SimpleX será a nova rede “à prova da justiça”?
O grupo tem agora 1.000 membros no SimpleX e, de acordo com a ISD, é “parte de uma rede mais alargada construída por grupos neonazis que consiste em cerca de 30 canais e chats de grupo”, que inclui outros grupos radicais bem conhecidos como o Base. Conforme é referido, os extremistas procuram acelerar a queda da sociedade ocidental, desencadeando uma guerra racial para reconstruir a civilização com base nos seus próprios valores cristãos brancos.
A rede de grupos no SimpleX também partilha conteúdos extremistas, incluindo manuais de treino da Al-Qaeda, guias de desenvolvimento de mísseis do Hamas, manuais de comportamento neonazi e literatura anarquista militante. E nos seus novos canais seguros no SimpleX, os membros dos grupos fizeram imediatamente apelos diretos à violência.
Durante um período de 24 horas em 25 de setembro, os analistas observaram três casos de utilizadores a solicitar o assassinato da vice-presidente Kamala Harris e um caso a pedir o assassinato do ex-presidente Donald Trump. Da mesma forma, vários utilizadores pediram uma guerra racial que aceleraria a queda da sociedade, permitiria que eles tomassem os EUA pela força e instituíssem o sistema desejado de supremacia branca.
Escreveram os investigadores do ISD.
O SimpleX Chat é uma aplicação fundada pelo programador Evgeny Poberezkin, sediado no Reino Unido. Foi inicialmente lançada em 2021 e, em agosto, uma publicação no blogue anunciou que tinha ultrapassado as 100.000 transferências na Play Store da Google. A mesma publicação no blogue anunciou que Dorsey liderou uma ronda de investimento de 1,3 milhões de dólares, tendo anteriormente elogiado a aplicação noutras plataformas de redes sociais.
Poberezkin disse à WIRED que não tinha conhecimento da migração de grupos neonazis para a sua plataforma, mas diz acreditar que, apesar do foco da sua rede na privacidade, o SimpleX pode conter a disseminação de material terrorista ou abusivo na sua aplicação.
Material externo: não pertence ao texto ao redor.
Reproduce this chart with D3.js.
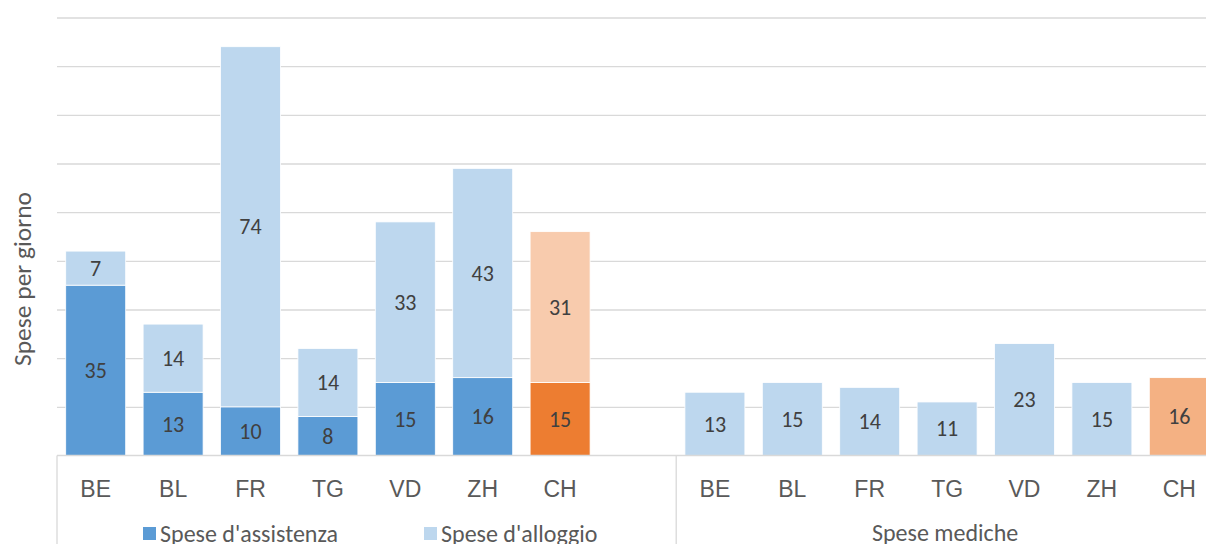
<!DOCTYPE html>
<html>
<head>
<meta charset="utf-8">
<script src="https://cdn.jsdelivr.net/npm/d3@7"></script>
<style>
  html, body { margin: 0; padding: 0; background: #fff; }
  svg { display: block; font-family: Carlito, Calibri, Lato, "Open Sans", sans-serif; }
</style>
</head>
<body>
<svg id="chart" width="1206" height="544"></svg>
<script>
// ---- data ----
const cantons = ["BE", "BL", "FR", "TG", "VD", "ZH", "CH"];
const assistenza = [35, 13, 10, 8, 15, 16, 15];
const alloggio = [7, 14, 74, 14, 33, 43, 31];
const mediche = [13, 15, 14, 11, 23, 15, 16];
const groupLabels = ["", "Spese mediche"];
const seriesNames = ["Spese d'assistenza", "Spese d'alloggio"];
const yTicks = [0, 10, 20, 30, 40, 50, 60, 70, 80, 90];
const yTitle = "Spese per giorno";

// ---- colours ----
const cDark = "#5B9BD5", cLight = "#BDD7EE";
const cOrange = "#ED7D31", cOrangeLight = "#F8CBAD", cOrangeMed = "#F4B183";

const svg = d3.select("#chart");
const left = 57, step = 77.4;
const slotsA = cantons.length + 1, slotsM = cantons.length;
const right = left + (slotsA + slotsM) * step;
const y0 = 455.5, yTop = 17.5;

// category domain: group A (with empty slot) + group M
const catA = cantons.map(c => "A-" + c).concat(["A-_"]);
const catM = cantons.map(c => "M-" + c);
const x = d3.scaleBand().domain(catA.concat(catM)).range([left, right]).paddingInner(0.225).paddingOuter(0.1125);
const y = d3.scaleLinear().domain([0, 90]).range([y0, yTop]);

// gridlines
const grid = svg.append("g").attr("transform", `translate(${left},0)`)
  .call(d3.axisLeft(y).tickValues(yTicks.slice(1)).tickSize(-(right - left)).tickFormat(""));
grid.select(".domain").remove();
grid.selectAll("line").attr("stroke", "#d9d9d9").attr("stroke-width", 1.3);

// bars: stacked group A
const rowsA = cantons.map((c, i) => ({ key: "A-" + c, c, a: assistenza[i], b: alloggio[i], isCH: c === "CH" }));
const gA = svg.append("g");
gA.selectAll("rect.as").data(rowsA).join("rect")
  .attr("x", d => x(d.key)).attr("width", x.bandwidth())
  .attr("y", d => y(d.a)).attr("height", d => y(0) - y(d.a))
  .attr("fill", d => d.isCH ? cOrange : cDark)
  .attr("stroke", "#fff").attr("stroke-width", 0.8);
gA.selectAll("rect.al").data(rowsA).join("rect")
  .attr("x", d => x(d.key)).attr("width", x.bandwidth())
  .attr("y", d => y(d.a + d.b)).attr("height", d => y(d.a) - y(d.a + d.b))
  .attr("fill", d => d.isCH ? cOrangeLight : cLight)
  .attr("stroke", "#fff").attr("stroke-width", 0.8);

// medical bars
const rowsM = cantons.map((c, i) => ({ key: "M-" + c, c, v: mediche[i], isCH: c === "CH" }));
svg.append("g").selectAll("rect").data(rowsM).join("rect")
  .attr("x", d => x(d.key)).attr("width", x.bandwidth())
  .attr("y", d => y(d.v)).attr("height", d => y(0) - y(d.v))
  .attr("fill", d => d.isCH ? cOrangeMed : cLight)
  .attr("stroke", "#fff").attr("stroke-width", 0.8);

// data labels
const fsVal = 22, fsTick = 23, fsLeg = 24, fsTitle = 25.5;
const labels = [];
rowsA.forEach(d => {
  labels.push({ key: d.key, v: d.a, mid: d.a / 2 });
  labels.push({ key: d.key, v: d.b, mid: d.a + d.b / 2 });
});
rowsM.forEach(d => labels.push({ key: d.key, v: d.v, mid: d.v / 2 }));
svg.append("g").selectAll("text").data(labels).join("text")
  .attr("x", d => x(d.key) + x.bandwidth() / 2)
  .attr("y", d => y(d.mid))
  .attr("dy", "0.35em")
  .attr("text-anchor", "middle")
  .attr("font-size", fsVal).attr("fill", "#404040")
  .text(d => d.v);

// baseline and category axis
svg.append("line").attr("x1", left).attr("x2", right).attr("y1", y0).attr("y2", y0)
  .attr("stroke", "#d9d9d9").attr("stroke-width", 1.3);
const xAxis = svg.append("g").attr("transform", `translate(0,${y0})`)
  .call(d3.axisBottom(x).tickSize(0).tickFormat(k => k.endsWith("_") ? "" : k.slice(2)));
xAxis.select(".domain").remove();
xAxis.selectAll("text").attr("font-size", fsTick).attr("fill", "#595959")
  .attr("font-family", null).attr("y", 33).attr("dy", "0.35em");

// group separators
const seps = [left, left + slotsA * step, right];
svg.append("g").selectAll("line").data(seps).join("line")
  .attr("x1", d => d).attr("x2", d => d).attr("y1", y0).attr("y2", 544)
  .attr("stroke", "#d9d9d9").attr("stroke-width", 1.3);

// group labels
const groupCenters = [(left + left + slotsA * step) / 2, (left + slotsA * step + right) / 2];
svg.append("g").selectAll("text").data(groupLabels).join("text")
  .attr("x", (d, i) => groupCenters[i] - 2).attr("y", 533).attr("dy", "0.35em")
  .attr("text-anchor", "middle").attr("font-size", fsLeg).attr("fill", "#595959")
  .text(d => d);

// legend
const legX = [143, 424];
const leg = svg.append("g").selectAll("g").data(seriesNames).join("g")
  .attr("transform", (d, i) => `translate(${legX[i]},527)`);
leg.append("rect").attr("width", 13).attr("height", 13)
  .attr("fill", (d, i) => i === 0 ? cDark : cLight);
leg.append("text").attr("x", 17).attr("y", 6.5).attr("dy", "0.35em")
  .attr("font-size", fsLeg).attr("fill", "#595959").text(d => d);

// y title
svg.append("text").attr("transform", `translate(22,279) rotate(-90)`)
  .attr("text-anchor", "middle").attr("dy", "0.35em")
  .attr("font-size", fsTitle).attr("fill", "#595959").text(yTitle);
</script>
</body>
</html>
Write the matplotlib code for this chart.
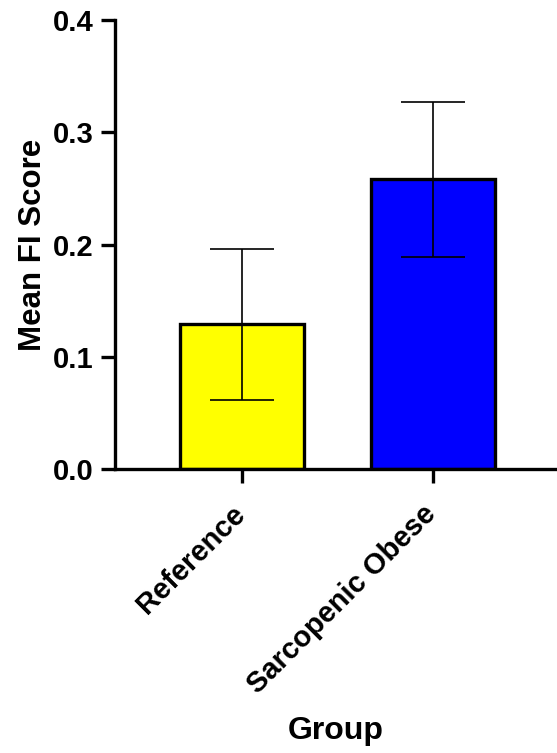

Mesmo nos primeiros dias, já fizemos mais para impedir a distribuição de [material de abuso sexual de crianças] através dos servidores predefinidos incluídos na aplicação do que muitas outras plataformas, apesar de terem muito mais controlo. Embora não possamos analisar indiscriminadamente todos os conteúdos, e teria sido uma violação dos direitos humanos fazê-lo, se o ponto de entrada do grupo for promovido publicamente e puder ser associado, e se utilizar os servidores que operamos, podemos remover estes pontos de entrada e os ficheiros dos servidores.
Uma qualidade muito importante da rede SimpleX é que os utilizadores não podem ser abordados a não ser que o queiram. Protege os utilizadores de quaisquer agentes hostis e promoções indesejadas.
Explicou o fundado, Evgeny Poberezkin.
Será que a aplicação vai conseguir manter as mensagens secretas?
Em fevereiro deste ano, o Tribunal Europeu dos Direitos Humanos decidiu que obrigar as aplicações de mensagens encriptadas a fornecerem uma “backdoor” às autoridades era ilegal, uma decisão que comprometeu o plano da UE de forçar as aplicações de mensagens encriptadas a inspecionar todo o conteúdo dos utilizadores para identificar material de abuso sexual infantil.
Durante anos, os grupos neonazis floresceram no Telegram, muitos deles partindo do princípio de que o Telegram era uma plataforma totalmente encriptada que oferecia um maior nível de segurança do que realmente oferecia.
O Telegram era utilizado por estes grupos para construir as suas redes, partilhar propaganda e planear ataques. No entanto, dois dos líderes do Terrorgram Collective foram presos e acusados no mês passado, o que foi um fator-chave para desencadear a migração para o SimpleX.
O grupo usou o Telegram para incentivar atos de terrorismo nos EUA e no estrangeiro.
Escreveram os analistas da ISD.
Telegram vs SimpleX: qual era mais “privado”?
O SimpleX oferece criptografia de ponta a ponta por padrão para todas as mensagens, enquanto o Telegram criptografa apenas conversas nos seus ‘chats secretos’. Poberezkin diz que o SimpleX é “100% privado por design” e que, mesmo que quisesse, não poderia ter acesso a informações sobre endereços IP dos utilizadores.
Outro aspeto importante da privacidade da aplicação é que, diferentemente da maioria das outras aplicações de conversa criptografadas, o SimpleX não exige que os utilizadores insiram um número de telefone ou e-mail para registar uma conta — removendo uma das principais maneiras pelas quais a polícia pode rastrear utilizadores nas outras plataformas.